Narcissus, circa 1598 by Caravaggio (first)
Thirty are Better than One, 1963 by Andy Warhol (second)
With Narcissus, circa 1598, the Italian baroque painter Michelangelo Merisi da Caravaggio portrays a classical scene from mythical antiquity: the self-fixation of the painting's namesake – who left the love of the nymph Echo unrequited. American postmodernist Andy Warhol’s Thirty are Better than One, created in 1963, corrals a set of silk-screened Mona Lisa smiles. These works present quintessential examples of their respective styles and aesthetic schools of thought. 1
Taking each work in turn, the use of light and shadow in Caravaggio's composition emphasizes a tone of uncertainty as well as the moral danger that besets its subject. Warhol's arrangement of faces, though lacking depth, effects a mood of its own through contrast and repetitive structure. Personally, the baroque piece elicits an aesthetic experience which surpasses that of Warhol’s work given its sophisticated display of these aforementioned qualities; the conceptual dimension of these works is of equal importance in this judgement.

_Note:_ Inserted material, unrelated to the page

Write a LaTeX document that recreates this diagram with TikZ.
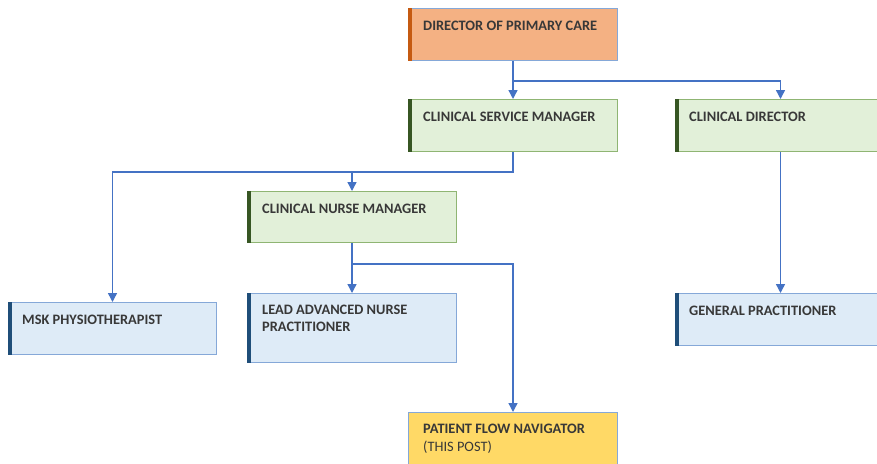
\documentclass[tikz,border=0pt]{standalone}
\usepackage{fontspec}
\setmainfont{Carlito}
\usetikzlibrary{arrows.meta,calc}
\definecolor{orfill}{HTML}{F4B183}
\definecolor{orbar}{HTML}{C55A11}
\definecolor{grfill}{HTML}{E2F0D9}
\definecolor{grline}{HTML}{8FB573}
\definecolor{grbar}{HTML}{375623}
\definecolor{blfill}{HTML}{DEEBF7}
\definecolor{blline}{HTML}{85A8D8}
\definecolor{blbar}{HTML}{1F4E79}
\definecolor{yefill}{HTML}{FFD966}
\definecolor{conncol}{HTML}{4472C4}
\definecolor{txtcol}{HTML}{383838}
\begin{document}
\begin{tikzpicture}[x=1pt,y=-1pt,
  box/.style={draw, line width=1pt, anchor=north west, inner sep=0pt},
  orbox/.style={box, fill=orfill, draw=blline},
  grbox/.style={box, fill=grfill, draw=grline},
  blbox/.style={box, fill=blfill, draw=blline},
  yebox/.style={box, fill=yefill, draw=blline},
  lbl/.style={anchor=north west, inner sep=0pt, text=txtcol, align=left,
    font=\fontsize{14.4}{17}\selectfont\bfseries},
  conn/.style={draw=conncol, line width=1.4pt},
  arr/.style={conn, -{Triangle[width=9pt,length=9pt]}}]
\useasboundingbox (0,0) rectangle (877,463);
\clip (0,0) rectangle (877,463);
\fill[white] (0,0) rectangle (877,463);

% boxes
\node[orbox, minimum width=209, minimum height=52] (dir) at (408,8) {};
\node[grbox, minimum width=209, minimum height=52] (csm) at (408,99) {};
\node[grbox, minimum width=210, minimum height=52] (cd) at (675,99) {};
\node[grbox, minimum width=209, minimum height=51] (cnm) at (247,191) {};
\node[blbox, minimum width=208, minimum height=52] (msk) at (8,302) {};
\node[blbox, minimum width=209, minimum height=69] (lanp) at (247,293) {};
\node[blbox, minimum width=210, minimum height=52] (gp) at (675,293) {};
\node[yebox, minimum width=209, minimum height=60] (pfn) at (408,412) {};

% accent bars
\fill[orbar] (dir.north west) rectangle ($(dir.south west)+(4,0)$);
\fill[grbar] (csm.north west) rectangle ($(csm.south west)+(4,0)$);
\fill[grbar] (cd.north west) rectangle ($(cd.south west)+(4,0)$);
\fill[grbar] (cnm.north west) rectangle ($(cnm.south west)+(4,0)$);
\fill[blbar] (msk.north west) rectangle ($(msk.south west)+(4,0)$);
\fill[blbar] (lanp.north west) rectangle ($(lanp.south west)+(4,0)$);
\fill[blbar] (gp.north west) rectangle ($(gp.south west)+(4,0)$);

% labels
\node[lbl] (dir-t) at ($(dir.north west)+(15,13)$) {DIRECTOR OF PRIMARY CARE};
\node[lbl] (csm-t) at ($(csm.north west)+(15,13)$) {CLINICAL SERVICE MANAGER};
\node[lbl] (cd-t) at ($(cd.north west)+(14,13)$) {CLINICAL DIRECTOR};
\node[lbl] (cnm-t) at ($(cnm.north west)+(15,13)$) {CLINICAL NURSE MANAGER};
\node[lbl] (msk-t) at ($(msk.north west)+(14,13)$) {MSK PHYSIOTHERAPIST};
\node[lbl] (lanp-t) at ($(lanp.north west)+(15,12)$) {LEAD ADVANCED NURSE\\PRACTITIONER};
\node[lbl] (gp-t) at ($(gp.north west)+(14,13)$) {GENERAL PRACTITIONER};
\node[lbl] (pfn-t) at ($(pfn.north west)+(15,12)$) {PATIENT FLOW NAVIGATOR\\[1pt]\mdseries (THIS POST)};

% connectors
\coordinate (j1) at ($(dir.south)+(0,20)$);
\coordinate (j2) at ($(csm.south)+(0,20)$);
\coordinate (j3) at ($(cnm.south)+(0,21)$);
\draw[arr] (dir.south) -- (j1) -| (cd.north);
\draw[arr] (j1) -- (csm.north);
\draw[arr] (csm.south) -- (j2) -| (msk.north);
\draw[arr] (j2 -| cnm.north) -- (cnm.north);
\draw[arr] (cnm.south) -- (lanp.north);
\draw[arr] (j3) -| (pfn.north);
\draw[arr] (cd.south) -- (gp.north);
\end{tikzpicture}
\end{document}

Communicated through the glaze of the self-possessed Narcissus is a tragic indictment of its viewer’s own ego – it accuses, yet forgives. Didactic and prescriptive yet dynamic and descriptive, Caravaggio's creation shows us who we are, and asks that we not fall prey to it.

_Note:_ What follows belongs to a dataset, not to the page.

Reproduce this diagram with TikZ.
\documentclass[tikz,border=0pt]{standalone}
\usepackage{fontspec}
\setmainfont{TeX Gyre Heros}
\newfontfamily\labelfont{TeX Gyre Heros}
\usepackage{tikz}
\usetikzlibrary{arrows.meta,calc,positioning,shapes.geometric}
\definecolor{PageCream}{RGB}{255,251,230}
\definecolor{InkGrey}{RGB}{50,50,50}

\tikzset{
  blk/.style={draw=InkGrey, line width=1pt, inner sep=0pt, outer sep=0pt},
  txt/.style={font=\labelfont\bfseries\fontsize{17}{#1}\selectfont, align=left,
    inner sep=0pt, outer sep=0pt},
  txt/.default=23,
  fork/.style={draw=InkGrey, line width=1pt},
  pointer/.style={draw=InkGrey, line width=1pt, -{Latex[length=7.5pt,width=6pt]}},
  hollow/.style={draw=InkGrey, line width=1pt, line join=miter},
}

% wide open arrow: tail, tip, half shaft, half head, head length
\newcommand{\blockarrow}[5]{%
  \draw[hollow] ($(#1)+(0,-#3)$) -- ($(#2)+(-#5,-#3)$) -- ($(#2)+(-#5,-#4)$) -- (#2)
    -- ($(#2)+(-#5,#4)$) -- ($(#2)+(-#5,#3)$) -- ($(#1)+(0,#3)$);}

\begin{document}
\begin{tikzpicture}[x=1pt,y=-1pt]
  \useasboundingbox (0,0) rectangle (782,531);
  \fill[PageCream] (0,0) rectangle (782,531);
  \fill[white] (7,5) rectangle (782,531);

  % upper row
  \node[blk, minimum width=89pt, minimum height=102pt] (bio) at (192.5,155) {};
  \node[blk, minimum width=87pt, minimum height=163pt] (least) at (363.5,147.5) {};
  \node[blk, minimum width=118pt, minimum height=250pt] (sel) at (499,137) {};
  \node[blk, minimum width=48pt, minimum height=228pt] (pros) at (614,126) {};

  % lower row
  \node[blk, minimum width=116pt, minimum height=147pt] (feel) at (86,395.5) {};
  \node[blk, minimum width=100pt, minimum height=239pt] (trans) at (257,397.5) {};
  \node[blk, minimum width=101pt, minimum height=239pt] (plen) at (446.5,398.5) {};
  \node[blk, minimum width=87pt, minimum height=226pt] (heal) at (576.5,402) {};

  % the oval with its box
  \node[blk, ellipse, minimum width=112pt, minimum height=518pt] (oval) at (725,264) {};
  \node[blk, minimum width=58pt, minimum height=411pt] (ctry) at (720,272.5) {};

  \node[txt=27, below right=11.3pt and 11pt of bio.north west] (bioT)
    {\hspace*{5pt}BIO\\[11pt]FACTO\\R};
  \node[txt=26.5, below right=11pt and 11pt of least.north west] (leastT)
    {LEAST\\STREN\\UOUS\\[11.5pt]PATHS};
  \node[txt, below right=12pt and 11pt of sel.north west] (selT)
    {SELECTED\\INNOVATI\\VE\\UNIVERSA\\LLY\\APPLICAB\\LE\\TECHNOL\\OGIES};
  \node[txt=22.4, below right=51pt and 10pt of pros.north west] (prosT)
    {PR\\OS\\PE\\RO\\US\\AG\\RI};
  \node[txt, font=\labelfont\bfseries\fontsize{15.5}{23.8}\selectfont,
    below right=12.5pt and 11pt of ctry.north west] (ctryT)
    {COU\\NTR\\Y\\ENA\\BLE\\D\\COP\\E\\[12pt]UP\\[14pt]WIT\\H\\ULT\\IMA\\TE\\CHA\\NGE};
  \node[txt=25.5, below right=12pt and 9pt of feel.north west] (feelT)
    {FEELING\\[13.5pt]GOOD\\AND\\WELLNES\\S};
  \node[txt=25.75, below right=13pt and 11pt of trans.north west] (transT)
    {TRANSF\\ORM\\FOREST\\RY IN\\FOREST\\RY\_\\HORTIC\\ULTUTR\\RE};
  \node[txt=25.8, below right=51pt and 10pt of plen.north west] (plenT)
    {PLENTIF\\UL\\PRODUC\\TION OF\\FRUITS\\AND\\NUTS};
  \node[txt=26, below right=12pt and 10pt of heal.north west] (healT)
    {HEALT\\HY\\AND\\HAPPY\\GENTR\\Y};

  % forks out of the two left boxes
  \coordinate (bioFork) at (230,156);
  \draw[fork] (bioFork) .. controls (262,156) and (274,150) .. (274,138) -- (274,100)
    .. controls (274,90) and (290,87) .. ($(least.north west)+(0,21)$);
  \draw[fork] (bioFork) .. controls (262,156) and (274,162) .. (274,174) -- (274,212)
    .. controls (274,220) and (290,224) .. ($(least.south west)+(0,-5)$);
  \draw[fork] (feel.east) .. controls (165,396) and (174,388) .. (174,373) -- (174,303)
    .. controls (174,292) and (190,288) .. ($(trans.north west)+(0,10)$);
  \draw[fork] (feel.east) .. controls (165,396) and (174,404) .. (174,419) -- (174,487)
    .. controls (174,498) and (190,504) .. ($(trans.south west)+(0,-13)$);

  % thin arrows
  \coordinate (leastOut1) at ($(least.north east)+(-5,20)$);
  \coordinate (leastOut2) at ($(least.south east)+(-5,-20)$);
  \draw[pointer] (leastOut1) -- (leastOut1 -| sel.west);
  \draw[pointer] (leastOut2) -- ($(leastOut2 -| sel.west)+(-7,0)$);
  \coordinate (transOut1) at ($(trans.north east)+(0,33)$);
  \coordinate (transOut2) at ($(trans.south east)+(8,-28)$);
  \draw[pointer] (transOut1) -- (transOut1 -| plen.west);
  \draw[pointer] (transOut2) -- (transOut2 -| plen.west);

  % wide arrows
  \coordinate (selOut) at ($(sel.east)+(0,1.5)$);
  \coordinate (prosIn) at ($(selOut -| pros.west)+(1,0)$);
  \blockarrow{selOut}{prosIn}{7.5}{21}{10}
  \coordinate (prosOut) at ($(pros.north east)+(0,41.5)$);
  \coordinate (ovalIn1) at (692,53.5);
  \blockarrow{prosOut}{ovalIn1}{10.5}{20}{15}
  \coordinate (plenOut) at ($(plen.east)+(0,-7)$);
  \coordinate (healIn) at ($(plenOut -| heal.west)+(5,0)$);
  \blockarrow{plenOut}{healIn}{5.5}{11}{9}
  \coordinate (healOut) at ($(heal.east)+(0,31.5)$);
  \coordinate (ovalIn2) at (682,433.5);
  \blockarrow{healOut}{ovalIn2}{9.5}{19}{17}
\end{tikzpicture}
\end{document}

Thirty are Better than One does not entreat contemplation, it flees from it. As one's eyes shift from one face to the next, an anxious anticipation abounds: “What is to come?” Alas, in visuals and vitality, mechanical monotony dominates. Scholars such as Benedetto Croce have claimed that expression and its experience, not re-presentation, are the “vehicle[s]” of aesthetic value.2 By modern and pre-modern standards, Warhol’s work underperforms in being uninterested in creatively re-presenting objective context or cultivating subjective experience – there is no marriage of object and subject for the viewer. Rather, its regurgitation dashes one’s hopes.
Both artists defy expectations; but there is much difference between an impromptu gift and a slap in the face – or thirty, in this case.
Bibliography
DeWitte, Debra J., et al. Gateways to Art: Understanding the Visual Arts. 4th ed., Thames and Hudson, 2023.
Scruton, Roger. Beauty: A Very Short Introduction. Oxford UP, 2009, 101.